In a recent “Machine Learning Lesson of the Day“, I discussed the difference between a supervised learning model in machine learning and a regression model in statistics.  In that lesson, I mentioned that a statistical regression model usually consists of a systematic component and a random component.  Today’s lesson strictly concerns the systematic component.

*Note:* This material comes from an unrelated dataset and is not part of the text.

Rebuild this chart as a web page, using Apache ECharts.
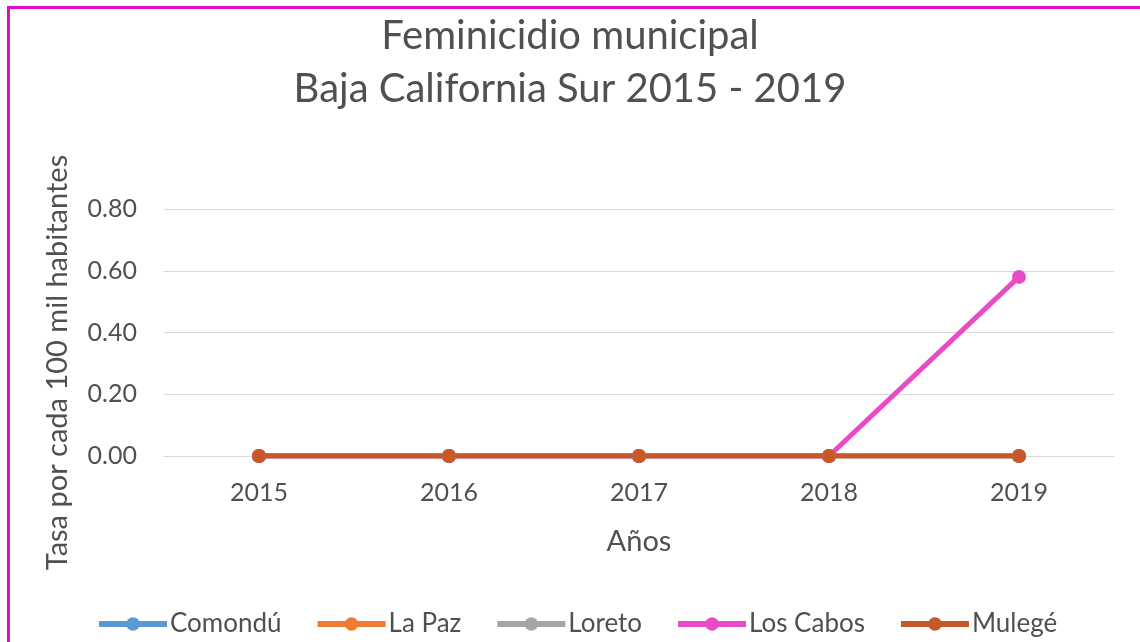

An additive model is a statistical regression model in which the systematic component is the arithmetic sum of the individual effects of the predictors.  Consider the simple case of an experiment with 2 factors.  If $Y$ is the response and $X_1$ and $X_2$ are the 2 predictors, then an additive linear model for the relationship between the response and the predictors is

$Y = \beta_0 + \beta_1 X_1 + \beta_2 X_2 + \varepsilon$

In other words, the effect of $X_1$ on $Y$ does not depend on the value of $X_2$, and the effect of $X_2$ on $Y$ does not depend on the value of $X_1$.

In contrast, an interaction model is a statistical regression model in which the systematic component is not the arithmetic sum of the individual effects of the predictors.  In other words, the effect of $X_1$ on $Y$ depends on the value of $X_2$, or the effect of $X_2$ on $Y$ depends on the value of $X_1$.  Thus, such a regression model would have 3 effects on the response:

1. $X_1$
2. $X_2$
3. the interaction effect of $X_1$ and $X_2$

full factorial design with 2 factors uses the 2-factor ANOVA model, which is an example of an interaction model.  It assumes a linear relationship between the response and the above 3 effects.

$Y = \beta_0 + \beta_1 X_1 + \beta_2 X_2 + \beta_3 X_1 X_2 + \varepsilon$

Note that additive models and interaction models are not confined to experimental design; I have merely used experimental design to provide examples for these 2 types of models.